- [EXERCISE OBJECTIVE] Give the lines of the material verbatim, from the first line to the line with "return 1 - (py - OFF) / H", including both.
## BEGIN
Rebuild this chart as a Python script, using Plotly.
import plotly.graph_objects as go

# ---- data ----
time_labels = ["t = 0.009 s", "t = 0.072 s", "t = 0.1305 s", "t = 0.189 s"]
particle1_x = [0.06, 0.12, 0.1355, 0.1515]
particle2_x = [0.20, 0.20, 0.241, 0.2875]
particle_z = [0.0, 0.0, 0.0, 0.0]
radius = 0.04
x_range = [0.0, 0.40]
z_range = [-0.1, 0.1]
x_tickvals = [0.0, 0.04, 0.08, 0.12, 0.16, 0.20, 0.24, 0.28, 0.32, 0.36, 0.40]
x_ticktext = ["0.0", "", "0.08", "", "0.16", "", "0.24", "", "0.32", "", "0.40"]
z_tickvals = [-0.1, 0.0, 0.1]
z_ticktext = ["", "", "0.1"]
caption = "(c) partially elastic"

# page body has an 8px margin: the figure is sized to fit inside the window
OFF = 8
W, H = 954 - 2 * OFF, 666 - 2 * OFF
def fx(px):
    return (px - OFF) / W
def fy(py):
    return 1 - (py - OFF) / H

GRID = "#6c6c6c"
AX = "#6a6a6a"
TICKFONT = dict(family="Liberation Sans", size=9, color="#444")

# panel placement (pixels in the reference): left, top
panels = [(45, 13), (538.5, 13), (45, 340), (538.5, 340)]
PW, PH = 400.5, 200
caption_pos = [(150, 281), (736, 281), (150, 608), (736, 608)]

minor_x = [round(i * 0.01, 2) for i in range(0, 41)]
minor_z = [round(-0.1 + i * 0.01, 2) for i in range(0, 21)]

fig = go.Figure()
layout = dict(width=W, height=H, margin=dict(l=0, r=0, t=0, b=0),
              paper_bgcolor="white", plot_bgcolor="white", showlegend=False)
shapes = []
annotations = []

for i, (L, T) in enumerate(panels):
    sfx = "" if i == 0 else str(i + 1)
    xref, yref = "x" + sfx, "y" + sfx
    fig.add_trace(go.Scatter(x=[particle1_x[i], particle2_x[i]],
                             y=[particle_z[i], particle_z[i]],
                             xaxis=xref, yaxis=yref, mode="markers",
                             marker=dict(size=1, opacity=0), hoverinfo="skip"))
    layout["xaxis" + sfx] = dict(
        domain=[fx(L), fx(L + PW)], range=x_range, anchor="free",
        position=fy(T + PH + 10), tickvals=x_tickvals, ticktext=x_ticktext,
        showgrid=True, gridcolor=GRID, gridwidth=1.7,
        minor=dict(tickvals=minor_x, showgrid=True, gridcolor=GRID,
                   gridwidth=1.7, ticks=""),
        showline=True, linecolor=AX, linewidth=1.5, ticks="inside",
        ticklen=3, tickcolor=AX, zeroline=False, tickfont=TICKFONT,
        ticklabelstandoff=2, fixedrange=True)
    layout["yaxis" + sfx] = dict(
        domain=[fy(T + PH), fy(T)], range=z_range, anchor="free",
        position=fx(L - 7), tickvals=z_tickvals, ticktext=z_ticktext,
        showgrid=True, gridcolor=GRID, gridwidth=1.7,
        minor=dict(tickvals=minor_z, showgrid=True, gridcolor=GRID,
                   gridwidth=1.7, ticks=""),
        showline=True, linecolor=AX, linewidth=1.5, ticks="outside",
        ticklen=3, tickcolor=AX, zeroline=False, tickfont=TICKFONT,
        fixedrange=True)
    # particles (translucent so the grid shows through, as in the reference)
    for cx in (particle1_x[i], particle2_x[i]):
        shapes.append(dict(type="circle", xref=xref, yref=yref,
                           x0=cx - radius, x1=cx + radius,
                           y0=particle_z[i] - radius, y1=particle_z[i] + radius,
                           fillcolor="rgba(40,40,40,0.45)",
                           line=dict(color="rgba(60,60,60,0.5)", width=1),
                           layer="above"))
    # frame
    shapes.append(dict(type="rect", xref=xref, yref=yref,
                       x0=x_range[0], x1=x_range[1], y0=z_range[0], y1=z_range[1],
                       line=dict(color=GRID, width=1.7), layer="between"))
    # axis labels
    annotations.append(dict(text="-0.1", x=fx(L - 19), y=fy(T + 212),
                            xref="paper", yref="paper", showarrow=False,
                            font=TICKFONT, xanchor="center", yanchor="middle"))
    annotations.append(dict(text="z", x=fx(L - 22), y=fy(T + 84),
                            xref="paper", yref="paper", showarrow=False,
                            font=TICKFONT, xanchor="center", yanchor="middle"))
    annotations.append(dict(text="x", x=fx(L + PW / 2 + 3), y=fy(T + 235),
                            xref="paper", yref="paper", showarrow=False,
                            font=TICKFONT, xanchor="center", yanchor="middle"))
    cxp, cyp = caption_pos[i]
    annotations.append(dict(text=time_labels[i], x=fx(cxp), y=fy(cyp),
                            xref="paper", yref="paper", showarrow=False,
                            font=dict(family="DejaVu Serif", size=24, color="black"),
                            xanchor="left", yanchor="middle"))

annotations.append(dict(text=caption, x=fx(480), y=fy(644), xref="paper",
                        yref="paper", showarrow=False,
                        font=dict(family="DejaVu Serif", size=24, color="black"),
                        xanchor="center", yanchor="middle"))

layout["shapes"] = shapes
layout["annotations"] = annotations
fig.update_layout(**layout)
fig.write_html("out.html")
## END
- [CORRECT RESPONSE]
Rebuild this chart as a Python script, using Plotly.
import plotly.graph_objects as go

# ---- data ----
time_labels = ["t = 0.009 s", "t = 0.072 s", "t = 0.1305 s", "t = 0.189 s"]
particle1_x = [0.06, 0.12, 0.1355, 0.1515]
particle2_x = [0.20, 0.20, 0.241, 0.2875]
particle_z = [0.0, 0.0, 0.0, 0.0]
radius = 0.04
x_range = [0.0, 0.40]
z_range = [-0.1, 0.1]
x_tickvals = [0.0, 0.04, 0.08, 0.12, 0.16, 0.20, 0.24, 0.28, 0.32, 0.36, 0.40]
x_ticktext = ["0.0", "", "0.08", "", "0.16", "", "0.24", "", "0.32", "", "0.40"]
z_tickvals = [-0.1, 0.0, 0.1]
z_ticktext = ["", "", "0.1"]
caption = "(c) partially elastic"

# page body has an 8px margin: the figure is sized to fit inside the window
OFF = 8
W, H = 954 - 2 * OFF, 666 - 2 * OFF
def fx(px):
    return (px - OFF) / W
def fy(py):
    return 1 - (py - OFF) / H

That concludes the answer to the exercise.